The major policy framework for higher education research in South Africa is the research and innovation policy developed by the Department of Science and Technology (DST)....

To summarise somewhat brutally; the common theme across these policies is that South African research must address national development needs and contribute to employment and economic growth....

[T]he subsequent discussion of IP issues is far from clear, veering between recognition of the importance of public access and 'appreciation of the value of intellectual property as an instrument of wealth creation in South Africa' (68). These contradictions are not resolved in the strategy document....

[P]olicies framing rewards for research publication remain firmly in a collegial tradition in which the purpose of scholarly communication is turned inwards into the academy. The system is related to personal advancement in academe and the prestige of scholars and institutions in the international rankings rather than grappling with what it might mean to couple this with gearing research dissemination towards broader social goals....
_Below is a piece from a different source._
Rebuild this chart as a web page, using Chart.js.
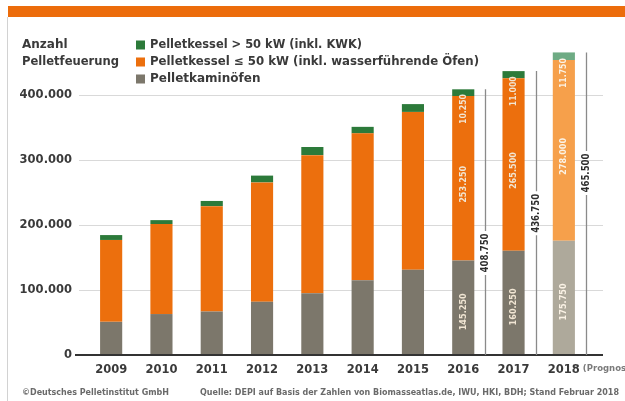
<!DOCTYPE html>
<html lang="de">
<head>
<meta charset="utf-8">
<title>Anzahl Pelletfeuerung</title>
<script src="https://cdn.jsdelivr.net/npm/chart.js@4/dist/chart.umd.min.js"></script>
<style>
    html, body { margin: 0; padding: 0; background: #fff; }
    #wrap { position: relative; width: 625px; height: 401px; overflow: hidden; }
</style>
</head>
<body>
<div id="wrap"><canvas id="pelletChart" width="625" height="401"></canvas></div>
<script>
// Data
const years = ['2009', '2010', '2011', '2012', '2013', '2014', '2015', '2016', '2017', '2018'];
const kaminoefen = [51000, 63000, 67000, 82000, 95000, 115000, 131000, 145250, 160250, 175750];
const kesselBis50 = [126000, 138500, 162000, 183500, 212500, 226000, 243000, 253250, 265500, 278000];
const kesselUeber50 = [7500, 6000, 8000, 10500, 12500, 10000, 12000, 10250, 11000, 11750];
const yTicks = [0, 100000, 200000, 300000, 400000];
const labelledYears = ['2016', '2017', '2018'];
const forecastYear = '2018';

const fmt = v => String(v).replace(/\B(?=(\d{3})+(?!\d))/g, '.');
const byYear = (base, forecast) => years.map(y => y === forecastYear ? forecast : base);

const FONT = "'DejaVu Sans', sans-serif";
const TEXT = '#3a3a3a';

const decorPlugin = {
    id: 'decor',
    beforeDraw(chart) {
        const ctx = chart.ctx;
        const y = chart.scales.y;
        ctx.save();
        ctx.fillStyle = '#fff';
        ctx.fillRect(0, 0, chart.width, chart.height);
        // orange header band + left frame line
        ctx.fillStyle = '#ec6c0b';
        ctx.fillRect(8, 6, chart.width - 8, 11);
        ctx.strokeStyle = '#d2d2d2';
        ctx.lineWidth = 1;
        ctx.beginPath();
        ctx.moveTo(7.5, 17);
        ctx.lineTo(7.5, chart.height);
        ctx.stroke();
        // grid lines
        ctx.strokeStyle = '#d9d9d9';
        yTicks.filter(v => v > 0).forEach(v => {
            const py = Math.round(y.getPixelForValue(v)) + 0.5;
            ctx.beginPath();
            ctx.moveTo(79, py);
            ctx.lineTo(603, py);
            ctx.stroke();
        });
        ctx.restore();
    },
    afterDatasetsDraw(chart, args, opts) {
        const ctx = chart.ctx;
        const y = chart.scales.y;
        const y0 = y.getPixelForValue(0);
        ctx.save();
        // base line
        ctx.strokeStyle = '#333';
        ctx.lineWidth = 2;
        ctx.beginPath();
        ctx.moveTo(75, y0);
        ctx.lineTo(603, y0);
        ctx.stroke();

        const vText = (txt, x, cy, font, color, maxW) => {
            ctx.save();
            ctx.translate(x, cy);
            ctx.rotate(-Math.PI / 2);
            ctx.font = font;
            ctx.fillStyle = color;
            ctx.textAlign = 'center';
            ctx.textBaseline = 'middle';
            ctx.fillText(txt, 0, 0, maxW);
            ctx.restore();
        };

        labelledYears.forEach((yr, k) => {
            const i = years.indexOf(yr);
            const g = chart.getDatasetMeta(0).data[i];
            const o = chart.getDatasetMeta(1).data[i];
            const t = chart.getDatasetMeta(2).data[i];
            const inFont = 'bold 9px ' + FONT;
            const inCol = yr === forecastYear ? '#fbf3e6' : '#f1e6d4';
            vText(fmt(kaminoefen[i]), g.x, (g.y + g.base) / 2 + 4, inFont, inCol, 37);
            vText(fmt(kesselBis50[i]), o.x, (o.y + o.base) / 2 + 6, inFont, inCol, 37);
            vText(fmt(kesselUeber50[i]), o.x, o.y + 13, inFont, inCol, 30);

            // total line with label
            const total = kaminoefen[i] + kesselBis50[i] + kesselUeber50[i];
            const lx = Math.round(g.x + 22) + 0.5;
            const cy = y.getPixelForValue(opts.totalLabelAt[k]);
            const half = 22;
            ctx.strokeStyle = '#8a8a8a';
            ctx.lineWidth = 1.3;
            ctx.beginPath();
            ctx.moveTo(lx, t.y);
            ctx.lineTo(lx, cy - half);
            ctx.moveTo(lx, cy + half);
            ctx.lineTo(lx, y0);
            ctx.stroke();
            vText(fmt(total), lx, cy, 'bold 10px ' + FONT, '#2e2e2e', 39);
        });
        ctx.restore();
    },
    afterDraw(chart) {
        const ctx = chart.ctx;
        const x = chart.scales.x;
        ctx.save();
        ctx.fillStyle = TEXT;
        ctx.textBaseline = 'middle';
        ctx.textAlign = 'left';
        ctx.font = 'bold 12px ' + FONT;
        ctx.fillText('Anzahl', 22, 45);
        ctx.fillText('Pelletfeuerung', 22, 62, 97);

        // legend, top item = top of stack
        const rows = [
            { ds: 2, y: 45, w: 212 },
            { ds: 1, y: 62, w: 329 },
            { ds: 0, y: 79, w: 117 }
        ];
        rows.forEach(r => {
            const ds = chart.data.datasets[r.ds];
            ctx.fillStyle = ds.legendColor;
            ctx.fillRect(136, r.y - 4.5, 9, 9);
            ctx.fillStyle = TEXT;
            ctx.fillText(ds.label, 150, r.y, r.w);
        });

        // forecast note after the last year label
        const lastX = x.getPixelForValue(years.length - 1);
        ctx.font = 'bold 8.5px ' + FONT;
        ctx.fillStyle = '#7a7a7a';
        ctx.fillText('(Prognose)', lastX + 19, 369);

        // footer
        ctx.font = 'bold 8px ' + FONT;
        ctx.fillStyle = '#6a6a6a';
        ctx.fillText('©Deutsches Pelletinstitut GmbH', 22, 393, 163);
        ctx.fillText('Quelle: DEPI auf Basis der Zahlen von Biomasseatlas.de, IWU, HKI, BDH; Stand Februar 2018', 200, 393);
        ctx.restore();
    }
};

const ctx = document.getElementById('pelletChart').getContext('2d');
new Chart(ctx, {
    type: 'bar',
    data: {
        labels: years,
        datasets: [
            {
                label: 'Pelletkaminöfen',
                data: kaminoefen,
                backgroundColor: byYear('#7c776b', '#aea99b'),
                legendColor: '#7c776b'
            },
            {
                label: 'Pelletkessel ≤ 50 kW (inkl. wasserführende Öfen)',
                data: kesselBis50,
                backgroundColor: byYear('#ec6f0d', '#f6a04b'),
                legendColor: '#ec6f0d'
            },
            {
                label: 'Pelletkessel > 50 kW (inkl. KWK)',
                data: kesselUeber50,
                backgroundColor: byYear('#2c7a3a', '#6eab84'),
                legendColor: '#2c7a3a'
            }
        ]
    },
    options: {
        responsive: false,
        animation: false,
        devicePixelRatio: 1,
        layout: { padding: { top: 43, right: 36, bottom: 0, left: 0 } },
        datasets: {
            bar: { barPercentage: 0.44, categoryPercentage: 1, borderWidth: 0 }
        },
        scales: {
            x: {
                stacked: true,
                grid: { display: false, drawTicks: false },
                border: { display: false },
                ticks: {
                    color: TEXT,
                    font: { family: FONT, size: 11.5, weight: 'bold' },
                    padding: 8,
                    maxRotation: 0
                },
                afterFit: s => { s.height = 46; }
            },
            y: {
                stacked: true,
                min: 0,
                max: 480000,
                grid: { display: false, drawTicks: false },
                border: { display: false },
                afterBuildTicks: s => { s.ticks = yTicks.map(v => ({ value: v })); },
                ticks: {
                    color: TEXT,
                    font: { family: FONT, size: 11.5, weight: 'bold' },
                    padding: 14,
                    callback: v => fmt(v)
                },
                afterFit: s => { s.width = 86; }
            }
        },
        plugins: {
            legend: { display: false },
            tooltip: { enabled: false },
            decor: { totalLabelAt: [157000, 218000, 280000] }
        }
    },
    plugins: [decorPlugin]
});
</script>
</body>
</html>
Given the ever-rising cost of commercial journals, over-stretched library budgets and a weak exchange rate, this can mean, particularly for the less well-resourced universities, that a good deal of South African research is not readily accessible to South African scholars, let alone the community at large....

There are signs of hope that this impasse can be overcome. In the recent survey of scholarly publishing conducted by the Academy of Science of South Africa and commissioned by the DST, there is a clear commitment to boosting the quality and impact of local publication and to Open Access. South Africa is a signatory to the OECD Declaration on Access to Knowledge from Publicly Funded Research and this is tagged in the DST policy documentation as an area to be addressed. I will write more on this in a subsequent posting.

This post is Part 2.  Eve posted Part 1 on February 22, 2007, and I blogged it here on February 24.